Size of instance after reduction

Question

A decision problem $C$ is $NP$-complete if $C$ is in $NP$, and every problem in $NP$ is reducible to $C$ in polynomial time.

Reduction means transforming an instance of one problem $A$ to an instance of another problem $B$, and by using an algorithm that solves $B$ we can obtain the solution to $A$ for our original instance.

Is there any relationship between the size of instance before and after reduction? If for example the algorithm solving $A$ is $O(n^2)$ and our instance of $A$ of size $n$, what can we say about the instance size after reducing it to $B$, whose algorithm is $O(2^n)$ (the complexity of algorithms actually doesn't matter). Is it $n$ as well? Or maybe it is a polynomial of $n$?

The question is if the fact that a problem $A$ can be reduced to $B$ in polynomial time tells us anything about the size of the resulting instance (of problem $B$) with respect to the size of initial instance of $A$.

Why? It is known that

If we had a polynomial algorithm for an $NP$-complete problem we could solve any other $NP$ problem in polynomial time

right? Because we just reduce $NP$ problem to $NP$-complete problem in polynomial time and solve it in polynomial time.

Let's say problem $A$ is $NP$ and problem $B$ is $NP$-complete. I've found an algorithm for $B$ that is $O(n)$ (polynomial). And let's say the size of our $A$ instance is $k$. If I reduced it to $B$ in polynomial time and got an instance of $B$ of size $n=2^k$, then the total time of solving it wouldn't be polynomial.

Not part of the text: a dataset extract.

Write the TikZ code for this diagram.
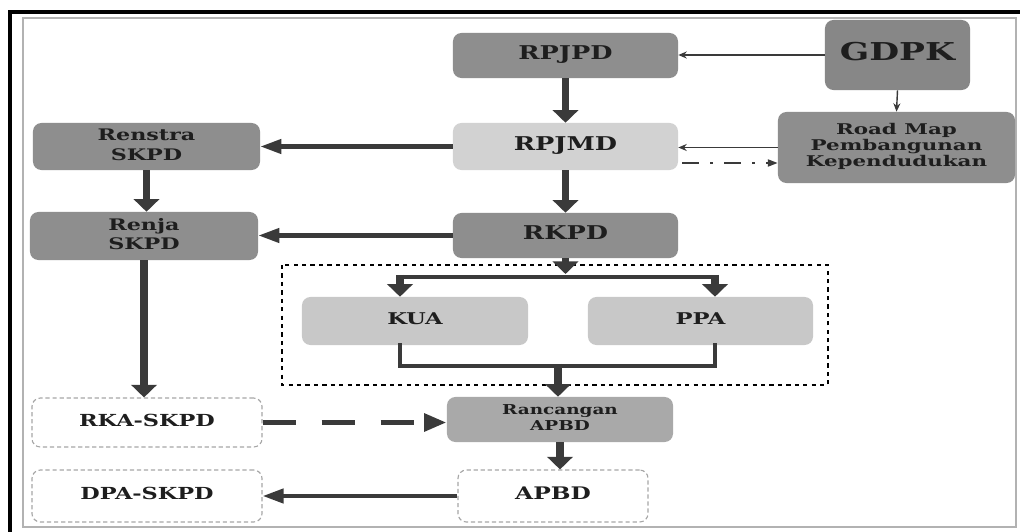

So certainly the polynomial time reduction can't give an instance of size $2^k$, because if it could, then the quote above wouldn't be true.

Answer 1

The question is if the fact that a problem A can be reduced to B in polynomial time tells us anything about the size of the resulting instance (of problem B) with respect to the size of initial instance of A.

Yes, of course. If your reduction function $f$ has running-time function $T_f \in O(n^k)$, then $|f(x)| \in O(n^k)$ -- a Turing machine can not write to more than one cell per execution step.

Let's say problem A is NP and problem B is NP-complete. I've found an algorithm for B that is O(n) (polynomial).

Now you are rich, but go on.

And let's say the size of our A instance is k. If I reduced it to B in polynomial time and got an instance of B of size $n=2^k$

As explained above, that can not happen.

then the total time of solving it wouldn't be polynomial.

So what? Just because one reduction to one problem and using that one's algorithm does not yield a polynomial-time algorithm for $A$ does not imply that $A \not\in P$.

Plus, you never assume that $A \in P$ so there is very clearly no contradiction.

So certainly the polynomial time reduction can't give an instance of size $2^k$, because if it could, then the quote above wouldn't be true.

That statement is correct, but your reasoning is flawed as explained above.

Answer 2

First of all, for your definition of NP-complete, we require the reduction to be polynomial time. This makes it so that if we could solve an NP-complete language, L, in polynomial time, we would have a polynomial time algorithm for all of NP by composing the polynomial time reduction with that algorithm for L.

Note that the size of the output of a reduction has to be less than the run time of the reduction. The biggest output possible given a fixed run time would be one where a Turing machine, M, prints to its output tape at every step.

Answer 3

The definition of P

does give its machines enough time to read the whole input, so we do
require that P reductions produce the whole output in a single execution
and
does not use parallelism, so P machines are unable to
output more bits than the amount of steps they run for

.


Thus, "the size of instance" after reduction is bounded above
by a polynomial in "the size of instance before reduction".

There are "reductions" from sufficiently-easy languages whose output size is always 1 bit:
For any target language L such that 1 is in L but 0 isn't, the "reduction"
can solve the input problem and then output 0 or 1 accordingly.